L'entrée de l'usine Delahousse après le bombardement. La photo date du samedi 29 septembre 1917 au matin
Voici la suite des dégâts
provoqués par la bombe tombée sur le tissage Delahousse en
1917, tels qu'ils sont racontés par Félix Decottignies dans
son " Journal d'un occupé roncquois ". " Les blessés
civils (une dizaine) avaient été transportés et soignés
dans l'estaminet du sabotier Vanderkerckhove et les soldats admis à
l'Hospice de Roncq servant actuellement d'hôpital. Une des femmes
qui accompagnaient les civils fut grièvement blessée et transportée
également à l'Hospice. On a dit qu'elle avait succombé
à ses blessures dans l'après-midi. La Commandanture n'a pas
fait connaître le nombre d'absents après l'explosion. Ce qui
fait supposer que l'on peut compter les victimes au nombre de 4, c'est le
nombre de jambes trouvées. Les 3 jambes ne portaient pas le même
modèle de chaussures! Toute la journée, des soldats photographes
ont pris des vues du lieu de la catastrophe, et ça n'a été
qu'un défilé continuel de Roncquois qui sont venus voir les
dégâts produits par le jet de cette bombe. Emile Deltour Fils
a été réquisitionné pour fabriquer deux caisses-cercueils
destinées à contenir ces débris qui furent déposés
au cimetière dans le terrain réservé aux soldats allemands.

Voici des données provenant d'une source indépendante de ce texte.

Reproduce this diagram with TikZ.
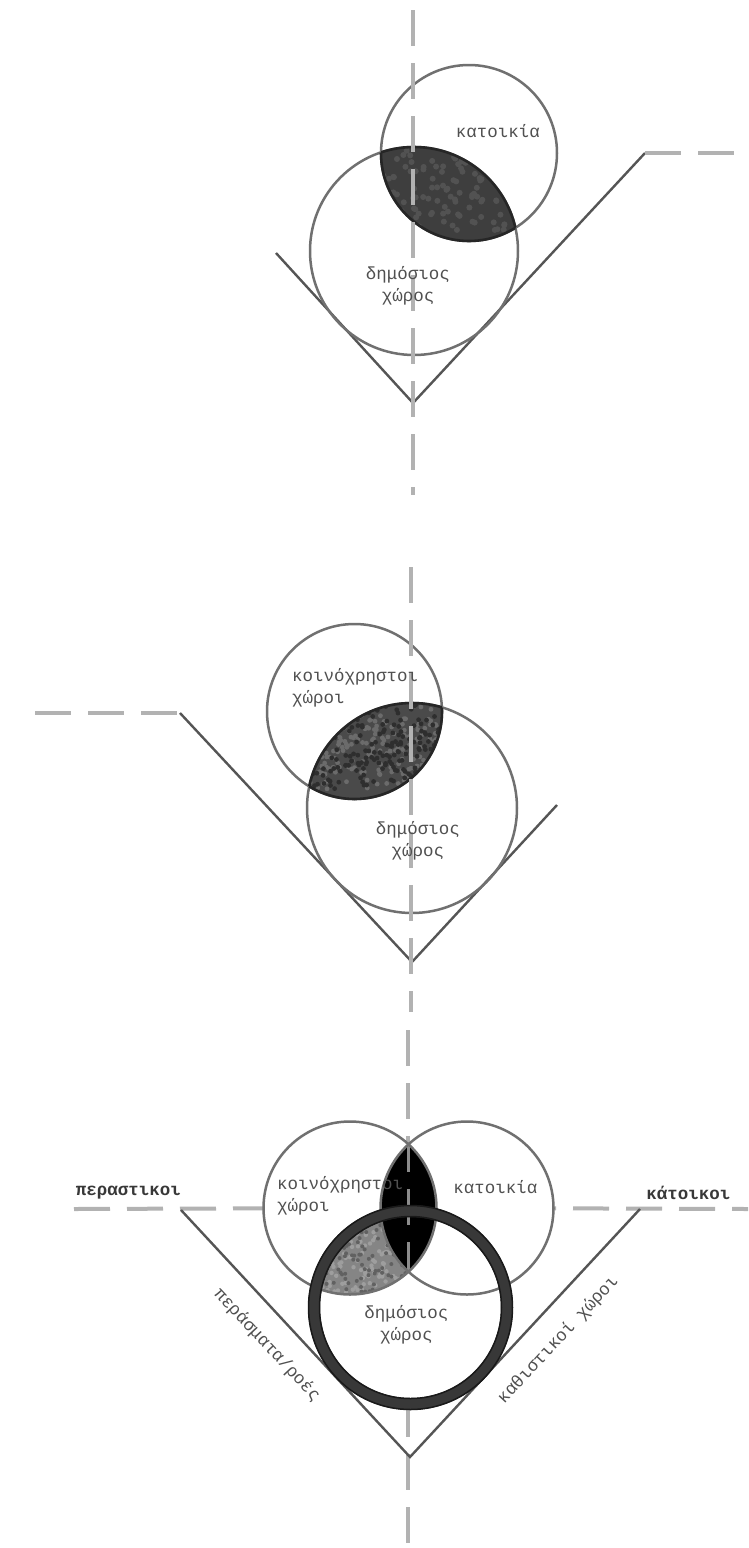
\documentclass[tikz,border=0pt]{standalone}
\usepackage{fontspec}
\setmainfont{Liberation Mono}
\definecolor{dashgray}{HTML}{B2B2B2}
\definecolor{linegray}{HTML}{555555}
\definecolor{circgray}{HTML}{707070}
\definecolor{textgray}{HTML}{505050}
\definecolor{lensA}{HTML}{3E3E3E}
\definecolor{lensB}{HTML}{4A4A4A}
\definecolor{lensC}{HTML}{858585}
\definecolor{ringgray}{HTML}{383838}
\begin{document}
\begin{tikzpicture}[x=1pt,y=-1pt,
  dashln/.style={draw=dashgray, line width=4pt, dash pattern=on 36pt off 17pt},
  lensdash/.style={draw=gray, line width=3pt, dash pattern=on 36pt off 17pt},
  vline/.style={draw=linegray, line width=2.4pt, line join=miter},
  circ/.style={draw=circgray, line width=2.5pt},
  lensedge/.style={draw=black!85, line width=2.6pt},
  speckD/.style={fill=black!82},
  speckL/.style={fill=black!58},
  lab/.style={font=\fontsize{17.5}{22}\selectfont, text=textgray, inner sep=0pt},
  blab/.style={font=\fontsize{17.5}{22}\selectfont\bfseries, text=black!78, inner sep=0pt},
]
\path[use as bounding box, fill=white] (0,0) rectangle (748,1548);
\pgfmathsetseed{7}

% ---------------- diagram 1 ----------------
\coordinate (pubA) at (414,251);
\coordinate (homA) at (469,153);
\coordinate (aL) at (276,253);
\coordinate (aV) at (413,403);
\coordinate (aR) at (645,153);
\coordinate (aE) at (748,153);
\coordinate (aT) at (413,10);
\coordinate (aB) at (413,495);
\draw[vline] (aL) -- (aV) -- (aR);
\draw[dashln] (aR) -- (aE);
\draw[circ] (pubA) circle[radius=104];
\draw[circ] (homA) circle[radius=88];
\begin{scope}
  \clip (pubA) circle[radius=104];
  \clip (homA) circle[radius=88];
  \fill[lensA] (homA) circle[radius=88];
  \foreach \i in {1,...,120} {
    \fill[black!68] (448+68*rand,190+40*rand) circle[radius=3];
  }
\end{scope}
\begin{scope}
  \clip (pubA) circle[radius=104];
  \draw[lensedge] (homA) circle[radius=88];
\end{scope}
\begin{scope}
  \clip (homA) circle[radius=88];
  \draw[lensedge] (pubA) circle[radius=104];
\end{scope}
\draw[dashln] (aT) -- (aB);
\node[lab] (homeA) at (498,131) {κατοικία};
\node[lab, align=center] (publicA) at (408,286) {δημόσιος\\χώρος};

% ---------------- diagram 2 ----------------
\coordinate (pubB) at (412,808);
\coordinate (comB) at (354.5,711.5);
\coordinate (bS) at (35,713);
\coordinate (bL) at (180,713);
\coordinate (bV) at (412,962);
\coordinate (bR) at (557,805);
\coordinate (bT) at (411,567);
\coordinate (bB) at (411,1012);
\draw[dashln] (bS) -- (bL);
\draw[vline] (bL) -- (bV) -- (bR);
\draw[circ] (pubB) circle[radius=105];
\draw[circ] (comB) circle[radius=87.5];
\begin{scope}
  \clip (pubB) circle[radius=105];
  \clip (comB) circle[radius=87.5];
  \fill[lensB] (comB) circle[radius=87.5];
  \foreach \i in {1,...,220} {
    \fill[speckL] (376+68*rand,747+42*rand) circle[radius=2.4];
  }
  \foreach \i in {1,...,200} {
    \fill[speckD] (376+68*rand,747+42*rand) circle[radius=2.4];
  }
\end{scope}
\begin{scope}
  \clip (pubB) circle[radius=105];
  \draw[lensedge] (comB) circle[radius=87.5];
\end{scope}
\begin{scope}
  \clip (comB) circle[radius=87.5];
  \draw[lensedge] (pubB) circle[radius=105];
\end{scope}
\draw[dashln] (bT) -- (bB);
\node[lab, align=left, anchor=west] (commonB) at (292,687.5) {κοινόχρηστοι\\χώροι};
\node[lab, align=center] (publicB) at (418,841) {δημόσιος\\χώρος};

% ---------------- diagram 3 ----------------
\coordinate (comC) at (350,1208);
\coordinate (homC) at (467,1208);
\coordinate (pubC) at (410.5,1307.5);
\coordinate (cS) at (74,1209);
\coordinate (cL) at (181,1210);
\coordinate (cV) at (410,1457);
\coordinate (cR) at (640,1209);
\coordinate (cE) at (748,1209);
\coordinate (cT) at (408,1030);
\coordinate (cB) at (408,1548);
\draw[dashln] (cS) -- (comC);
\draw[dashln] (homC) -- (cE);
\draw[dashln] (cT) -- (cB);
\draw[vline] (cL) -- (cV) -- (cR);
\fill[white] (comC) circle[radius=86.5];
\fill[white] (homC) circle[radius=86.5];
\fill[white] (pubC) circle[radius=96.5];
\begin{scope}
  \clip (comC) circle[radius=86.5];
  \clip (pubC) circle[radius=96.5];
  \fill[lensC] (comC) circle[radius=86.5];
  \foreach \i in {1,...,200} {
    \fill[black!38] (360+55*rand,1255+45*rand) circle[radius=2.2];
  }
  \foreach \i in {1,...,160} {
    \fill[black!62] (360+55*rand,1255+45*rand) circle[radius=2];
  }
\end{scope}
\begin{scope}
  \clip (comC) circle[radius=86.5];
  \fill[black] (homC) circle[radius=86.5];
  \draw[lensdash, draw=black!45] (cT) -- (cB);
\end{scope}
\draw[circ] (comC) circle[radius=86.5];
\draw[circ] (homC) circle[radius=86.5];
\draw[draw=ringgray, line width=12pt] (pubC) circle[radius=96.5];
\draw[draw=black!90, line width=1.5pt] (pubC) circle[radius=102];
\draw[draw=black!90, line width=1.5pt] (pubC) circle[radius=91];
\node[lab, align=left, anchor=west] (commonC) at (277,1196) {κοινόχρηστοι\\χώροι};
\node[lab] (homeC) at (495.5,1187) {κατοικία};
\node[lab, align=center] (publicC) at (406.5,1325) {δημόσιος\\χώρος};
\node[blab] (passers) at (128.5,1193) {περαστικοι};
\node[blab] (residents) at (688.5,1193) {κάτοικοι};
\node[lab, rotate=-47] (flows) at (267,1345) {περάσματα/ροές};
\node[lab, rotate=47] (seating) at (558,1340) {καθιστικοί χώροι};
\end{tikzpicture}
\end{document}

Les tristes souvenirs et les impressions laissés par le passage des
aéros alliés qui viennent nous saluer ne nous font pas désirer
d'avoir souvent leur visite ".
Vingt ans plus tard, M. Eugène Henri, directeur de l'école
St-Joseph qui avait été témoin de cet événement
le racontait à ces élèves.
Après la guerre, l'usine fut rachetée par M. Stock qui installa
un tissage de jute, fabrication de sacs servant à transporter charbon,
pommes de terre, etc.
Avec l'essor du plastique, fabrication des sacs de jute périclita
et les établissements Sylvallac y installèrent une entreprise
de transformation du plastique bn qui cessa son activité à
la fin du 20ème siècle.
De l'autre côté, au coin de rue Jeanne d'Arc et de la rue de
Lille, il y a, à gauche, une boucherie dont on retrouve la trace
en 1880. Il y avait aussi une tuerie d'animaux donnant rue Jeanne d'Arc.